Wooden stiles have been a part of the Chilterns countryside for as long as anyone can remember, and yet they are now fast disappearing.

Stiles allow access to public footpaths whilst keeping livestock in fields. Farmers like them because they are cheap to install, easy to repair and even if the step breaks the fence remains stock proof.

Over time each stile becomes individually worn, each journey over it wearing away a fraction more, to leave an impression of all travellers who have come that way.

Wooden Stile
Traditional Wooden Stile at Kings Ash

Wooden stiles sit very well in the countryside being made of a completely natural and biodegradable material. Unlike modern industrial materials, there is no issue with carbon emissions polluting the environment either.

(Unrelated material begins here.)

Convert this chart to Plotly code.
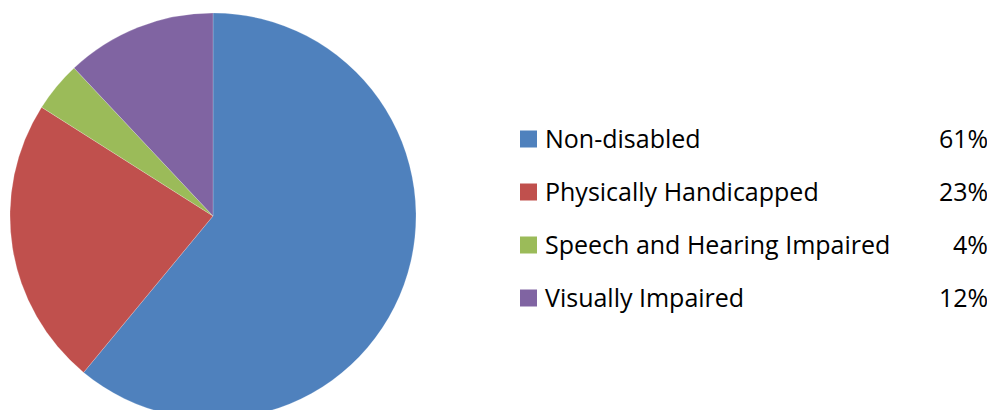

Traditionally a wooden stile would have been sourced from timber grown locally, harvested locally, milled locally, and crafted locally by a local farmer or skilled fencing contractor.

Take away the wooden stile and you lose the local connection and another reason to manage local woodland in a sustainable way for harvesting timber.

Apart from them looking so natural and being kind to the environment, they even provide a welcome place to sit. Who hasn’t sat for a moment on a stile and looked out across a field or paused to eat a sandwich?

Enjoy those moments while you can as in the Chilterns and throughout the UK, stiles are being ripped out and replaced with, not wooden but steel kissing gates.

Of course it is important that people who find it hard to get over stiles can access the countryside just as easily as more able people. Steel kissing gates are a just and necessary response to welcome and long overdue legislation such as the Disability Discrimination Act.

Steel Kissing Gate
Kissing Gate made of Steel – looks natural?

But do we really need to rip out traditional stiles and replace them everywhere with kissing gates made from modern industrial steel? Creeping industrialisation destroys the very reason people want to access the countryside in the first place.

Surely local councils and voluntary organisations, however well meaning, can come up with a sustainable solution that looks right, uses local materials and employs local trades?

Stiles have rural style, let’s celebrate them.